We have fruit trees and asparagus still grows along the old irrigation ditches because it was planted there by the pioneers. They threw everything they owned in a small cart and pushed it by hand across the Great Plains and across half of the Rocky Mountains to be a part of the Zion the Mormons were trying to build here.
It didn't hold. Political ambitions set in, and the railroad connecting at the Golden Spike, connecting the two coasts with this new utopia ripped the dream to shreds. It was corrupted and colonized and infused with materialism and worldliness. This decline can be traced by the architectural history of the tallest building in Utah over time. At first, the tallest building in Salt Lake Valley was the Mormon Temple. The whole grid system of roads uses the southeast corner of the temple as the center of the grid: 0, 0. It was the center of the community. The railroad was completed, and Utah wanted to join the United States.
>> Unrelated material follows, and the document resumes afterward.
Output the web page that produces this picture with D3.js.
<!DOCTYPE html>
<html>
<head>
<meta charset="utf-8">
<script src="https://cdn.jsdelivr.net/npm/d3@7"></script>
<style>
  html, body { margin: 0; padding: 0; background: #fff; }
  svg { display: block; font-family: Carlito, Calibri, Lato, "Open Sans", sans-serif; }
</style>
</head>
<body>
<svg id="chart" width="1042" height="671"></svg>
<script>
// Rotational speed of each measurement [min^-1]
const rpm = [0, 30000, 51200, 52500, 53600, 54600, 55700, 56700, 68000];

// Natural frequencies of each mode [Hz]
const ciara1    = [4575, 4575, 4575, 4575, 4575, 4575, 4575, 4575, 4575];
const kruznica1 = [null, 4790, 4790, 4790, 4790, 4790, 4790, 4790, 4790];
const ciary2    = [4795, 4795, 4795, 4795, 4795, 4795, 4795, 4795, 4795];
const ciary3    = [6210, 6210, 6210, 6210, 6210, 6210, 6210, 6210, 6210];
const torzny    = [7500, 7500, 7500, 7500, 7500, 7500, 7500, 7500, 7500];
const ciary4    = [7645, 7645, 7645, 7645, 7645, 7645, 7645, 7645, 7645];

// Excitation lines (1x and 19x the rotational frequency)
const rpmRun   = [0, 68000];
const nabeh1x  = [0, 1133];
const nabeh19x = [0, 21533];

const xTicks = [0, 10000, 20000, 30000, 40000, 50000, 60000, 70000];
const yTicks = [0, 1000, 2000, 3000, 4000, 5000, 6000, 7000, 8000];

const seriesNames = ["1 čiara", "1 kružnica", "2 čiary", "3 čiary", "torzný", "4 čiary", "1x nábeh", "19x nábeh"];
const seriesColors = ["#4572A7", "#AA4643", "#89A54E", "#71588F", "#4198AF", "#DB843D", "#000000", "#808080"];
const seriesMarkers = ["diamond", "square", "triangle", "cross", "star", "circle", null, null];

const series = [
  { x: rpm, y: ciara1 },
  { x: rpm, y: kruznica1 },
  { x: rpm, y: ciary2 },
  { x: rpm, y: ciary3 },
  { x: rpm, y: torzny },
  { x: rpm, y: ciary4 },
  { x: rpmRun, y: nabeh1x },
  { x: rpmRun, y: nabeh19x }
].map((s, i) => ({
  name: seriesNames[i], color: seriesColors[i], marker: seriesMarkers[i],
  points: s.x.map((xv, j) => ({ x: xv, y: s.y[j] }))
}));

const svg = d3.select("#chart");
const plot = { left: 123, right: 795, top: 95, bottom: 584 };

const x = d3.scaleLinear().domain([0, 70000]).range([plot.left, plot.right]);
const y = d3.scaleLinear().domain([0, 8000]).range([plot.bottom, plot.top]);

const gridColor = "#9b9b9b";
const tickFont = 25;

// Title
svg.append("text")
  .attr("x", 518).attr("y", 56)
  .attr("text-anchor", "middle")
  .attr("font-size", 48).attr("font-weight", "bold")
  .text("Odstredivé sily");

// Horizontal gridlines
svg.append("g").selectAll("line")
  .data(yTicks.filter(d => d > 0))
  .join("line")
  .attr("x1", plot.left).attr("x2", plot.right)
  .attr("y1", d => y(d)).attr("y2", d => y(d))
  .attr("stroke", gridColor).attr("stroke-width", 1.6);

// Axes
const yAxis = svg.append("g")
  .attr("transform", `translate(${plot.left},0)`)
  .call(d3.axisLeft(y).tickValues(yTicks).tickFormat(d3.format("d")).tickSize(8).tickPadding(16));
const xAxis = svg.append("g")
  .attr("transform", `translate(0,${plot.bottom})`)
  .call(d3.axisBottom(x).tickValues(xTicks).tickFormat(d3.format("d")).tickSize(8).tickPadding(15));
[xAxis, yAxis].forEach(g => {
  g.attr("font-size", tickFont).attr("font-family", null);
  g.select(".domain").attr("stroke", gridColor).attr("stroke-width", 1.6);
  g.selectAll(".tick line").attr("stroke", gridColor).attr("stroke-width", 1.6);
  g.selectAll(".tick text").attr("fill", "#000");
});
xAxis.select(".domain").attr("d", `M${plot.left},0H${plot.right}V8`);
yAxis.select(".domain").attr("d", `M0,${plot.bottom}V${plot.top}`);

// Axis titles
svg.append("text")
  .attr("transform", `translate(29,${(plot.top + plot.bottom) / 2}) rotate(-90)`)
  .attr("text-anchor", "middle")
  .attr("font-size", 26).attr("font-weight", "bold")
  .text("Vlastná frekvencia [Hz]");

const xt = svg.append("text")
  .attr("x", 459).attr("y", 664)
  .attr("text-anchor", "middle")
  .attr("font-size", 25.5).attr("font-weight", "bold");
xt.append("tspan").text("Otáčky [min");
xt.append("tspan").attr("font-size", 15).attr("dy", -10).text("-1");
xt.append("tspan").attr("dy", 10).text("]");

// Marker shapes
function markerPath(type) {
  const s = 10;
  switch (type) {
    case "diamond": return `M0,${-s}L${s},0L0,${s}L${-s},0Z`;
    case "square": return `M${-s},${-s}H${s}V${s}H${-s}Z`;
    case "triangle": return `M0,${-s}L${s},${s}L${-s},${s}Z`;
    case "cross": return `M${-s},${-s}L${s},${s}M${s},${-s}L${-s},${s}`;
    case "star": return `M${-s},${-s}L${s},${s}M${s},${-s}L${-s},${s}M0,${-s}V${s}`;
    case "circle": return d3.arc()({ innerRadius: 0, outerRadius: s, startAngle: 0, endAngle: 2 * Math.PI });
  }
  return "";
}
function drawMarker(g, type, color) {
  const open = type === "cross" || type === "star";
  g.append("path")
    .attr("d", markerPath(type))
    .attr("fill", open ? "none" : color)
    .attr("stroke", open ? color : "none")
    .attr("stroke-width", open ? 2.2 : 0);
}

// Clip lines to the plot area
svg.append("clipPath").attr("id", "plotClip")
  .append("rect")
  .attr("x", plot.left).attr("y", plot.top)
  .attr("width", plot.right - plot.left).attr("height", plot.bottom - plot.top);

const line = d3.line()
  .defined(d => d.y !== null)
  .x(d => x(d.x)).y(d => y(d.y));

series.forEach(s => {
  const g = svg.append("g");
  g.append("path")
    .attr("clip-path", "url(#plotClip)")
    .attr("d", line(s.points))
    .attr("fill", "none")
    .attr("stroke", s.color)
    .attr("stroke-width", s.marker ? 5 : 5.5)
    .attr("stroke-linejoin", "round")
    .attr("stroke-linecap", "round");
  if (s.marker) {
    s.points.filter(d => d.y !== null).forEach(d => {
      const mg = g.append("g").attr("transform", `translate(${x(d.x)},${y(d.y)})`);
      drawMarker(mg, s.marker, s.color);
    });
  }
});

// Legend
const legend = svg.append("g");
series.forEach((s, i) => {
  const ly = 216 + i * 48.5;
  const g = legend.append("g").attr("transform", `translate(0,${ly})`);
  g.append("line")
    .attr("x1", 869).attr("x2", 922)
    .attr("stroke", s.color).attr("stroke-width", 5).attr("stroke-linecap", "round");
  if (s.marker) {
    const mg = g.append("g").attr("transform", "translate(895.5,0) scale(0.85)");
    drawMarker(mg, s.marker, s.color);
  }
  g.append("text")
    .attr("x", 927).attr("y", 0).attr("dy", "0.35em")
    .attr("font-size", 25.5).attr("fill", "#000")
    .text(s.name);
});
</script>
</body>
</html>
Utah got political ambitions, and they applied for statehood with a goal of becoming nationally relevant. They built a Capitol building that is a direct replica of the Capitol building in Washington, D.C., and that was the tallest building in Utah. Then, the Mormons got more and more acquainted with the modern world and all its charms, and slowly turned from a peculiar religion into a mainstream church, and became a full-on bureaucracy. They built the Church Office Building, which became the tallest (and still is, by law) the tallest building in Utah.
When I was a child, the Mormon Church taught adamantly that the members should avoid shopping on Sunday. Now, the Church owns the largest shopping mall in Utah, and this mall is open on Sunday.
This is a microcosm of the story of America.